* _WRITTEN PROBLEM_
Both the line containing "Write a Python" and the line containing "fuente_hours = list(range(16))" are part of the range to copy, along with every line between them. Copy it exactly and leave out the pictures.

Stored records:
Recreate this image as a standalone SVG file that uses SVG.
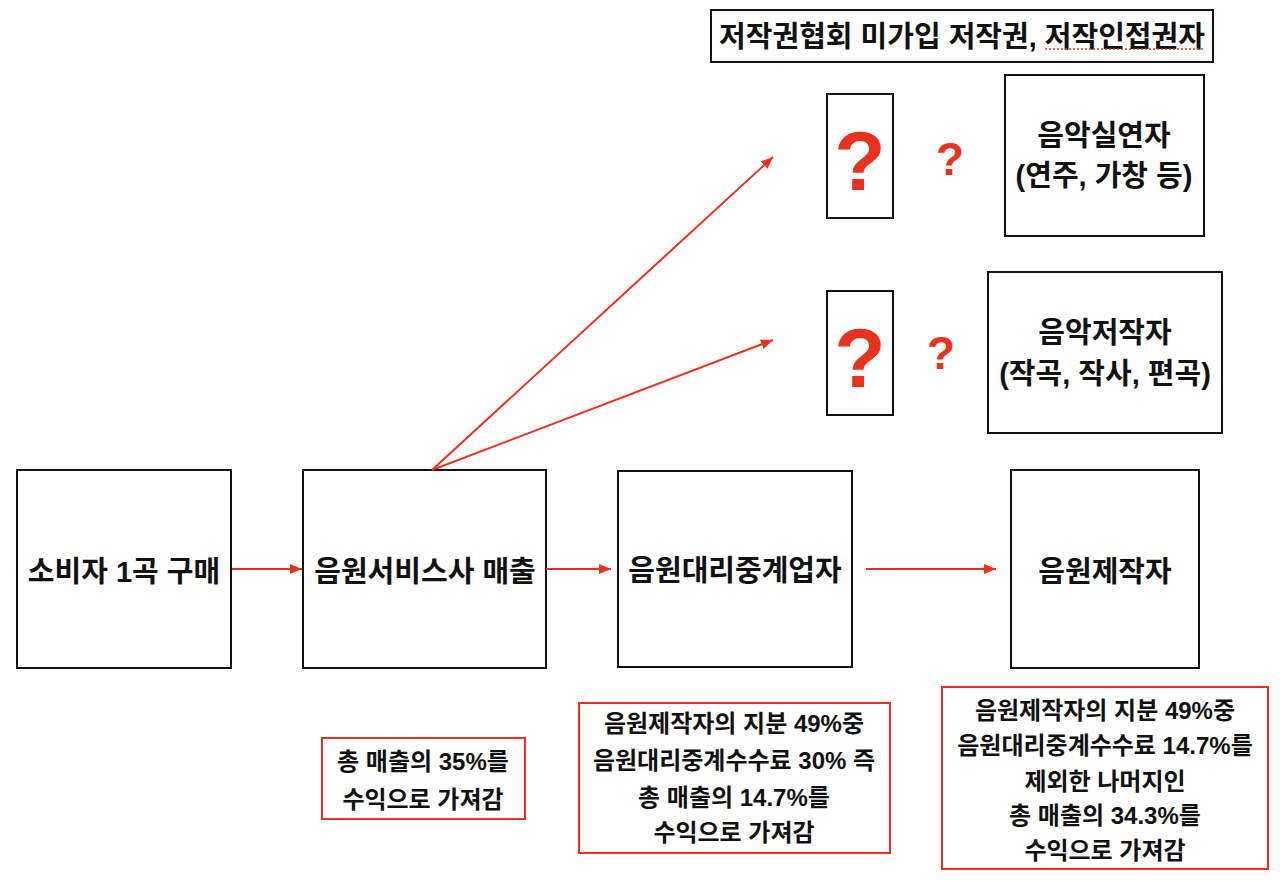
<svg xmlns="http://www.w3.org/2000/svg" width="1280" height="881" viewBox="0 0 1280 881">
<defs>
<marker id="ah" viewBox="0 0 12 10" refX="12" refY="5" markerWidth="12" markerHeight="10" markerUnits="userSpaceOnUse" orient="auto">
<path d="M0,0 L12,5 L0,10 Z" fill="#e8321f"/>
</marker>
<style>
text{font-family:"Liberation Sans","Noto Sans CJK KR",sans-serif;font-weight:bold;fill:#111;text-anchor:middle}
.box{fill:#fff;stroke:#111;stroke-width:2}
.note{fill:#fff;stroke:#e8321f;stroke-width:2}
.big{font-size:29px}
.mid{font-size:24px}
.q{fill:#e8321f;font-family:"Liberation Sans",sans-serif}
.conn{stroke:#e8321f;stroke-width:2;fill:none;marker-end:url(#ah)}
</style>
</defs>
<rect width="1280" height="881" fill="#fff"/>

<g id="title">
<rect class="box" x="711" y="10" width="502" height="52"/>
<text class="big" x="962" y="47">저작권협회 미가입 저작권, 저작인접권자</text>
<line x1="1045" y1="49" x2="1205" y2="49" stroke="#e8321f" stroke-width="1.5" stroke-dasharray="2,2"/>
</g>

<g id="q1">
<rect class="box" x="827" y="94" width="66" height="124"/>
<text class="q" x="860" y="190" font-size="84">?</text>
</g>
<text class="q" x="950" y="175" font-size="46">?</text>

<g id="q2">
<rect class="box" x="827" y="291" width="66" height="124"/>
<text class="q" x="860" y="387" font-size="84">?</text>
</g>
<text class="q" x="941" y="369" font-size="46">?</text>

<g id="performer">
<rect class="box" x="1005" y="75" width="199" height="161"/>
<text class="big" x="1104" y="146">음악실연자</text>
<text class="big" x="1104" y="186">(연주, 가창 등)</text>
</g>

<g id="author">
<rect class="box" x="988" y="272" width="234" height="161"/>
<text class="big" x="1105" y="343">음악저작자</text>
<text class="big" x="1105" y="384">(작곡, 작사, 편곡)</text>
</g>

<g id="consumer">
<rect class="box" x="17" y="470" width="214" height="198"/>
<text class="big" x="124" y="582">소비자 1곡 구매</text>
</g>

<g id="service">
<rect class="box" x="303" y="470" width="243" height="198"/>
<text class="big" x="425" y="582">음원서비스사 매출</text>
</g>

<g id="agent">
<rect class="box" x="618" y="471" width="234" height="196"/>
<text class="big" x="735" y="581">음원대리중계업자</text>
</g>

<g id="producer">
<rect class="box" x="1011" y="470" width="188" height="198"/>
<text class="big" x="1105" y="582">음원제작자</text>
</g>

<g id="note1">
<rect class="note" x="322" y="738" width="203" height="81"/>
<text class="mid" x="423" y="770">총 매출의 35%를</text>
<text class="mid" x="423" y="808">수익으로 가져감</text>
</g>

<g id="note2">
<rect class="note" x="579" y="703" width="311" height="150"/>
<text class="mid" x="734" y="732">음원제작자의 지분 49%중</text>
<text class="mid" x="734" y="769">음원대리중계수수료 30% 즉</text>
<text class="mid" x="734" y="806">총 매출의 14.7%를</text>
<text class="mid" x="734" y="841">수익으로 가져감</text>
</g>

<g id="note3">
<rect class="note" x="942" y="687" width="326" height="182"/>
<text class="mid" x="1105" y="719">음원제작자의 지분 49%중</text>
<text class="mid" x="1105" y="754">음원대리중계수수료 14.7%를</text>
<text class="mid" x="1105" y="790">제외한 나머지인</text>
<text class="mid" x="1105" y="824">총 매출의 34.3%를</text>
<text class="mid" x="1105" y="859">수익으로 가져감</text>
</g>

<g id="connectors">
<line class="conn" x1="232" y1="569" x2="302" y2="569"/>
<line class="conn" x1="546" y1="569" x2="611" y2="569"/>
<line class="conn" x1="866" y1="569" x2="996" y2="569"/>
<line class="conn" x1="432" y1="470" x2="773" y2="157"/>
<line class="conn" x1="432" y1="470" x2="773" y2="340"/>
</g>
</svg>
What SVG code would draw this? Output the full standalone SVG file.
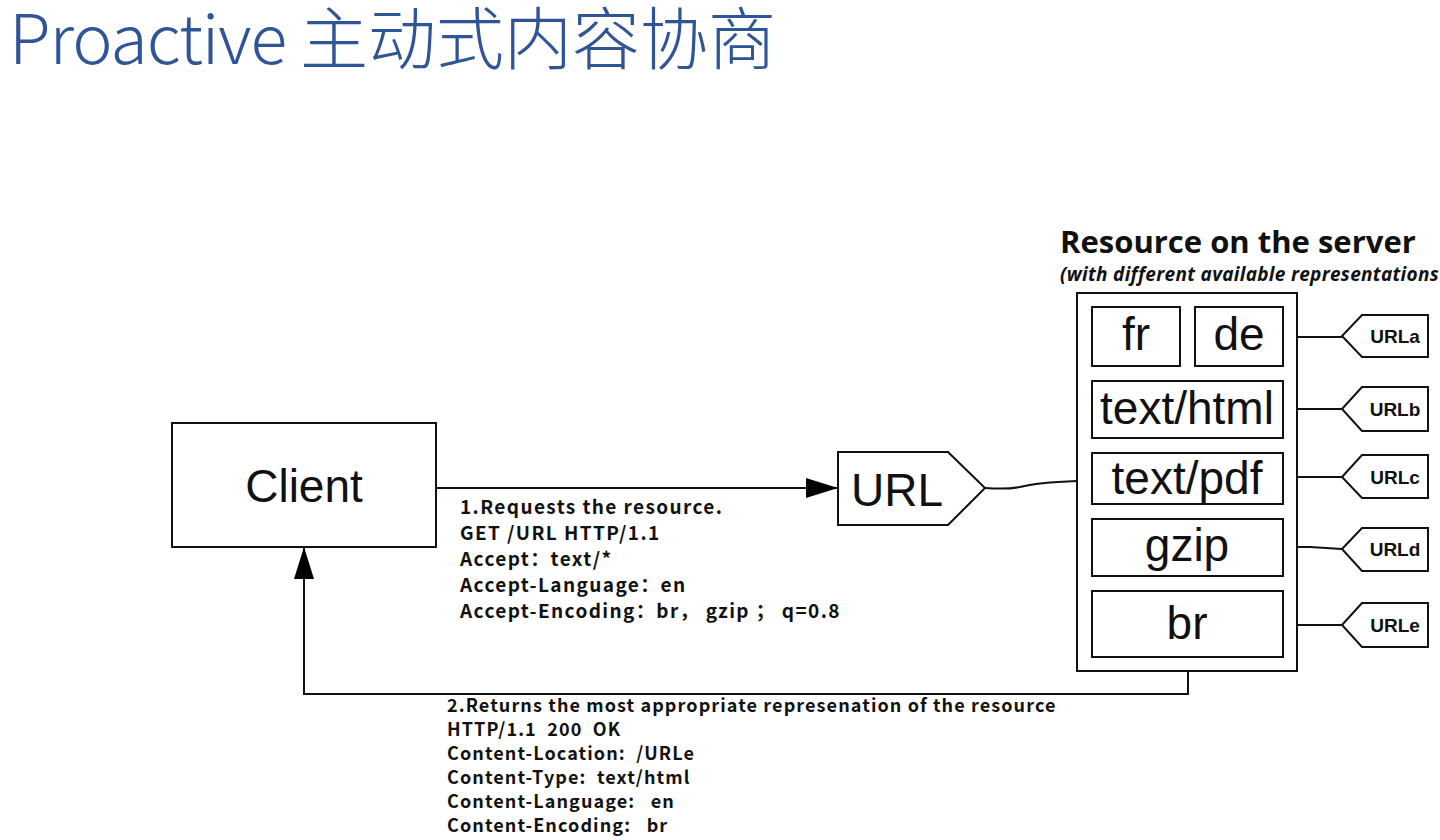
<svg xmlns="http://www.w3.org/2000/svg" width="1440" height="840" viewBox="0 0 1440 840">
<defs>
<marker id="arr" viewBox="0 0 32 20" refX="32" refY="10" markerWidth="32" markerHeight="20" markerUnits="userSpaceOnUse" orient="auto">
<path d="M0,0 L32,10 L0,20 Z" fill="#000"/>
</marker>
<style>
.box{fill:#fff;stroke:#111;stroke-width:2}
.tag{fill:#fff;stroke:#111;stroke-width:2;stroke-linejoin:miter}
.big{font-family:"Liberation Sans",Arial,sans-serif;font-size:46px;fill:#111;text-anchor:middle}
.small{font-family:"Liberation Sans",Arial,sans-serif;font-size:19px;font-weight:bold;fill:#111;text-anchor:middle}
.line{fill:none;stroke:#111;stroke-width:2}
.note{font-family:"Noto Sans CJK SC","Open Sans",sans-serif;font-weight:bold;fill:#111;white-space:pre}
.req{font-size:19px;letter-spacing:1.4px}
.res{font-size:18px;letter-spacing:1.1px}
.ttl{font-family:"Noto Sans CJK SC","Open Sans",sans-serif;font-weight:300;font-size:68px;fill:#2F5597}
</style>
</defs>
<rect width="1440" height="840" fill="#fff"/>
<g id="title">
<text class="ttl" x="9" y="64" letter-spacing="-1">Proactive</text>
<text class="ttl" x="300" y="64">主动式内容协商</text>
</g>
<g id="connectors">
<path class="line" d="M436,488 L838,488" marker-end="url(#arr)"/>
<path class="line" d="M1188,657 L1188,694 L304,694 L304,547" marker-end="url(#arr)"/>
<path class="line" d="M985,488 C1000,489 1010,489 1020,487 C1035,483 1050,482 1077,481"/>
<path class="line" d="M1283,337 L1342,337"/>
<path class="line" d="M1283,409 L1342,409"/>
<path class="line" d="M1283,477 L1342,477"/>
<path class="line" d="M1283,547 L1310,547 L1342,549"/>
<path class="line" d="M1283,625 L1342,625"/>
</g>
<g id="client">
<rect class="box" x="172" y="423" width="264" height="124"/>
<text class="big" x="304" y="502">Client</text>
</g>
<g id="url">
<path class="tag" d="M838,452 L948,452 L985,488 L948,525 L838,525 Z"/>
<text class="big" x="897" y="506">URL</text>
</g>
<g id="resource">
<text x="1060" y="253" font-family="'Open Sans',sans-serif" font-weight="bold" font-size="31" fill="#111">Resource on the server</text>
<text x="1060" y="281" font-family="'Open Sans',sans-serif" font-weight="bold" font-style="italic" font-size="19" letter-spacing="0.3" fill="#111">(with different available representations</text>
<rect class="box" x="1077" y="293" width="220" height="378"/>
</g>
<g id="rep-fr">
<rect class="box" x="1092" y="307" width="88" height="59"/>
<text class="big" x="1136" y="350">fr</text>
</g>
<g id="rep-de">
<rect class="box" x="1195" y="307" width="88" height="59"/>
<text class="big" x="1239" y="350">de</text>
</g>
<g id="rep-html">
<rect class="box" x="1092" y="381" width="191" height="57"/>
<text class="big" x="1187" y="424">text/html</text>
</g>
<g id="rep-pdf">
<rect class="box" x="1092" y="453" width="191" height="51"/>
<text class="big" x="1187" y="494">text/pdf</text>
</g>
<g id="rep-gzip">
<rect class="box" x="1092" y="519" width="191" height="57"/>
<text class="big" x="1187" y="561">gzip</text>
</g>
<g id="rep-br">
<rect class="box" x="1092" y="591" width="191" height="66"/>
<text class="big" x="1187" y="639">br</text>
</g>
<g id="urla">
<path class="tag" d="M1342,336 L1362,315 L1428,315 L1428,357 L1362,357 Z"/>
<text class="small" x="1395" y="343">URLa</text>
</g>
<g id="urlb">
<path class="tag" d="M1342,409 L1362,387 L1428,387 L1428,431 L1362,431 Z"/>
<text class="small" x="1395" y="416">URLb</text>
</g>
<g id="urlc">
<path class="tag" d="M1342,477 L1362,455 L1428,455 L1428,498 L1362,498 Z"/>
<text class="small" x="1395" y="484">URLc</text>
</g>
<g id="urld">
<path class="tag" d="M1342,549 L1362,528 L1428,528 L1428,571 L1362,571 Z"/>
<text class="small" x="1395" y="556">URLd</text>
</g>
<g id="urle">
<path class="tag" d="M1342,625 L1362,603 L1428,603 L1428,647 L1362,647 Z"/>
<text class="small" x="1395" y="632">URLe</text>
</g>
<g id="request-label">
<text class="note req" x="460" y="514">1.Requests the resource.</text>
<text class="note req" x="460" y="540">GET /URL HTTP/1.1</text>
<text class="note req" x="460" y="566">Accept：text/*</text>
<text class="note req" x="460" y="592">Accept-Language：en</text>
<text class="note req" x="460" y="618">Accept-Encoding：br， gzip ； q=0.8</text>
</g>
<g id="response-label">
<text class="note res" x="447" y="712">2.Returns the most appropriate represenation of the resource</text>
<text class="note res" x="447" y="736">HTTP/1.1  200  OK</text>
<text class="note res" x="447" y="760">Content-Location:  /URLe</text>
<text class="note res" x="447" y="784">Content-Type:  text/html</text>
<text class="note res" x="447" y="808">Content-Language:   en</text>
<text class="note res" x="447" y="832">Content-Encoding:   br</text>
</g>
</svg>
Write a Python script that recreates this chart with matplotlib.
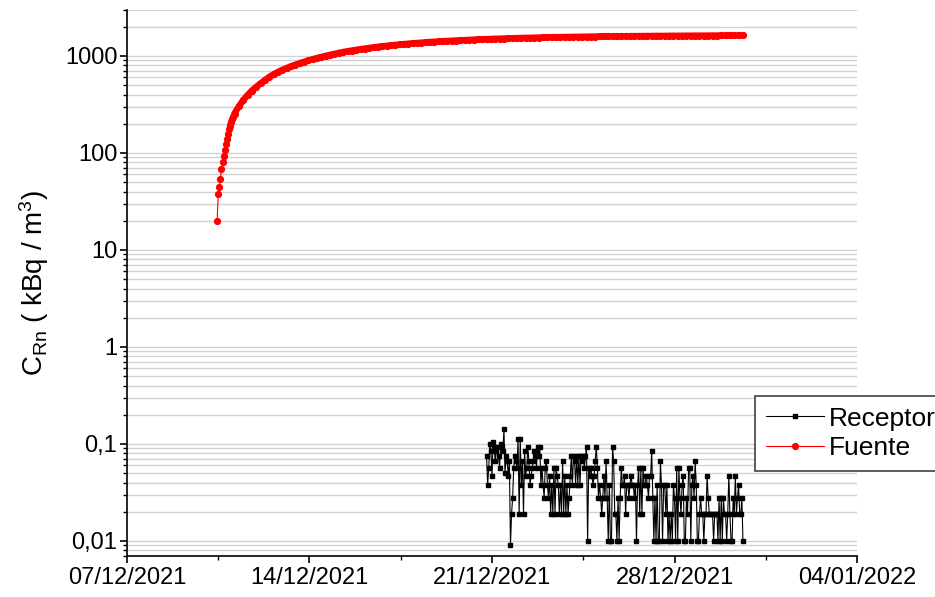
import numpy as np
import pandas as pd
import matplotlib
matplotlib.use('Agg')
import matplotlib.pyplot as plt
import matplotlib.dates as mdates
from matplotlib.ticker import LogLocator, FuncFormatter, NullFormatter

plt.rcParams['font.family'] = ['Liberation Sans', 'DejaVu Sans']
plt.rcParams['mathtext.fontset'] = 'custom'
plt.rcParams['mathtext.rm'] = 'Liberation Sans'
plt.rcParams['mathtext.it'] = 'Liberation Sans:italic'

# Fuente: hourly for the first 16 h, then one reading every 4 h
fuente_start = '2021-12-10 11:00'
fuente_vals = [20, 38, 45, 54, 68, 80, 93, 106, 123, 139, 157, 176, 191, 208, 222, 237,
               255, 303, 350, 395, 440, 480, 522, 564, 608, 648, 685, 718, 750, 782, 813,
               842, 870, 898, 926, 952, 978, 1003, 1028, 1052, 1075, 1097, 1118, 1138,
               1157, 1175, 1193, 1210, 1227, 1243, 1258, 1273, 1287, 1300, 1313, 1326,
               1338, 1350, 1361, 1372, 1382, 1392, 1401, 1410, 1419, 1427, 1435, 1443,
               1451, 1458, 1465, 1472, 1479, 1485, 1491, 1497, 1503, 1508, 1513, 1518,
               1523, 1528, 1532, 1536, 1540, 1544, 1548, 1552, 1555, 1558, 1561, 1564,
               1567, 1570, 1573, 1576, 1578, 1581, 1583, 1585, 1587, 1589, 1591, 1593,
               1595, 1597, 1598, 1600, 1602, 1603, 1605, 1606, 1607, 1609, 1610, 1611,
               1613, 1614, 1615, 1616, 1617, 1618, 1619, 1620, 1621, 1622, 1623, 1624,
               1625, 1626, 1627, 1627, 1628, 1628]
fuente_hours = list(range(16)) + list(range(16, 16 + 4 * (len(fuente_vals) - 16), 4))

# Receptor: hourly readings
receptor_start = '2021-12-20 19:00'
receptor_vals = [
    0.075, 0.038, 0.057, 0.1, 0.085, 0.047, 0.104, 0.094, 0.066, 0.085, 0.094, 0.075, 0.057,
    0.1, 0.094, 0.085, 0.141, 0.05, 0.075, 0.066, 0.047,
    0.066, 0.009, 0.019, 0.028, 0.057,
    0.075, 0.066, 0.057, 0.113, 0.019, 0.113, 0.038, 0.066, 0.019, 0.085,
    0.047, 0.057, 0.094, 0.066, 0.038, 0.047, 0.057, 0.066, 0.085, 0.075, 0.057, 0.094,
    0.075, 0.094, 0.038, 0.057, 0.038, 0.028,
    0.057, 0.066, 0.038, 0.028, 0.047, 0.019, 0.038, 0.019, 0.057, 0.019,
    0.057, 0.047, 0.038, 0.019, 0.038, 0.019, 0.066, 0.019, 0.047, 0.019, 0.038, 0.019,
    0.028, 0.047, 0.075, 0.038, 0.075, 0.066, 0.038, 0.075, 0.038, 0.075, 0.038, 0.075,
    0.066, 0.075, 0.057,
    0.075, 0.094, 0.01, 0.057, 0.047, 0.057, 0.047, 0.038, 0.047, 0.066,
    0.094, 0.057, 0.028, 0.038, 0.028, 0.019, 0.028, 0.047, 0.028, 0.066, 0.028, 0.01,
    0.038, 0.01, 0.01, 0.094, 0.066, 0.019, 0.019, 0.01, 0.028, 0.01, 0.028, 0.057, 0.038,
    0.038, 0.047, 0.019, 0.038, 0.038, 0.028, 0.038, 0.047, 0.038, 0.038, 0.028, 0.038,
    0.01, 0.038, 0.057,
    0.019, 0.057, 0.019, 0.057, 0.038, 0.038, 0.047, 0.038, 0.028, 0.047, 0.047, 0.085,
    0.028, 0.01, 0.028, 0.01, 0.038, 0.01, 0.01, 0.066, 0.038, 0.01, 0.038, 0.038, 0.019,
    0.038, 0.01,
    0.019, 0.01, 0.019, 0.01, 0.038, 0.028, 0.01, 0.057, 0.01, 0.057, 0.028, 0.019, 0.038,
    0.047, 0.01, 0.01, 0.028, 0.019, 0.057, 0.057, 0.01, 0.038, 0.047, 0.028, 0.066, 0.038,
    0.01, 0.01,
    0.019, 0.028, 0.019, 0.019, 0.01, 0.019, 0.019, 0.047, 0.028, 0.019, 0.019, 0.019,
    0.019, 0.01, 0.019,
    0.019, 0.019, 0.01, 0.028, 0.01, 0.028, 0.01, 0.028, 0.019, 0.019, 0.01, 0.019, 0.047,
    0.019, 0.01,
    0.01, 0.028, 0.019, 0.047, 0.019, 0.028, 0.038, 0.019, 0.019, 0.028, 0.01]

fuente_t = pd.Timestamp(fuente_start) + pd.to_timedelta(fuente_hours, unit='h')
receptor_t = pd.date_range(receptor_start, periods=len(receptor_vals), freq='h')

fig = plt.figure(figsize=(9.35, 5.97), dpi=100)
ax = fig.add_axes([0.1358, 0.0687, 0.7808, 0.9151])

ax.plot(receptor_t, receptor_vals, color='black', lw=0.8, marker='s', ms=2.8,
        label='Receptor')
# dense hourly markers merge into a solid band once the curve flattens
ax.plot(fuente_t[12:], fuente_vals[12:], color='red', lw=4.6,
        solid_capstyle='round', solid_joinstyle='round')
ax.plot(fuente_t, fuente_vals, color='red', lw=0.8, marker='o', ms=4.2,
        label='Fuente')

ax.set_yscale('log')
ax.set_ylim(0.007, 3000)
ax.set_xlim(pd.Timestamp('2021-12-07'), pd.Timestamp('2022-01-04'))

ax.set_xticks(pd.date_range('2021-12-07', '2022-01-04', freq='7D'))
ax.xaxis.set_major_formatter(mdates.DateFormatter('%d/%m/%Y'))
ax.set_xticks(pd.date_range('2021-12-10 12:00', '2022-01-01', freq='7D'), minor=True)

ax.yaxis.set_major_locator(LogLocator(base=10, numticks=20))
ax.yaxis.set_minor_locator(LogLocator(base=10, subs=np.arange(2, 10), numticks=20))
ax.yaxis.set_major_formatter(FuncFormatter(lambda v, p: f'{v:g}'.replace('.', ',')))
ax.yaxis.set_minor_formatter(NullFormatter())

ax.grid(True, which='both', axis='y', color='#d2d2d2', lw=1.0)
ax.set_axisbelow(True)

for s in ['top', 'right']:
    ax.spines[s].set_visible(False)
for s in ['left', 'bottom']:
    ax.spines[s].set_linewidth(1.2)

ax.tick_params(which='major', direction='out', length=5, width=1.2, labelsize=17, pad=2)
ax.tick_params(which='minor', direction='out', length=3, width=1.0)
ax.tick_params(axis='x', which='major', pad=3)

ax.set_ylabel(r'$\mathrm{C}_{\mathrm{Rn}}$ ( kBq / m$^{3}$)', fontsize=20, labelpad=10)

leg = ax.legend(loc='upper left', bbox_to_anchor=(755 / 935, 1 - 396 / 597),
                bbox_transform=fig.transFigure, borderaxespad=0, borderpad=0.4,
                handlelength=2.2, handletextpad=0.2, labelspacing=0.22,
                fontsize=19, fancybox=False, framealpha=1, edgecolor='#404040')
leg.get_frame().set_linewidth(1.2)

fig.savefig('out.png', dpi=100)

* _RESULT FOR THIS EXERCISE_
Write a Python script that recreates this chart with matplotlib.
import numpy as np
import pandas as pd
import matplotlib
matplotlib.use('Agg')
import matplotlib.pyplot as plt
import matplotlib.dates as mdates
from matplotlib.ticker import LogLocator, FuncFormatter, NullFormatter

plt.rcParams['font.family'] = ['Liberation Sans', 'DejaVu Sans']
plt.rcParams['mathtext.fontset'] = 'custom'
plt.rcParams['mathtext.rm'] = 'Liberation Sans'
plt.rcParams['mathtext.it'] = 'Liberation Sans:italic'

# Fuente: hourly for the first 16 h, then one reading every 4 h
fuente_start = '2021-12-10 11:00'
fuente_vals = [20, 38, 45, 54, 68, 80, 93, 106, 123, 139, 157, 176, 191, 208, 222, 237,
               255, 303, 350, 395, 440, 480, 522, 564, 608, 648, 685, 718, 750, 782, 813,
               842, 870, 898, 926, 952, 978, 1003, 1028, 1052, 1075, 1097, 1118, 1138,
               1157, 1175, 1193, 1210, 1227, 1243, 1258, 1273, 1287, 1300, 1313, 1326,
               1338, 1350, 1361, 1372, 1382, 1392, 1401, 1410, 1419, 1427, 1435, 1443,
               1451, 1458, 1465, 1472, 1479, 1485, 1491, 1497, 1503, 1508, 1513, 1518,
               1523, 1528, 1532, 1536, 1540, 1544, 1548, 1552, 1555, 1558, 1561, 1564,
               1567, 1570, 1573, 1576, 1578, 1581, 1583, 1585, 1587, 1589, 1591, 1593,
               1595, 1597, 1598, 1600, 1602, 1603, 1605, 1606, 1607, 1609, 1610, 1611,
               1613, 1614, 1615, 1616, 1617, 1618, 1619, 1620, 1621, 1622, 1623, 1624,
               1625, 1626, 1627, 1627, 1628, 1628]
fuente_hours = list(range(16)) + list(range(16, 16 + 4 * (len(fuente_vals) - 16), 4))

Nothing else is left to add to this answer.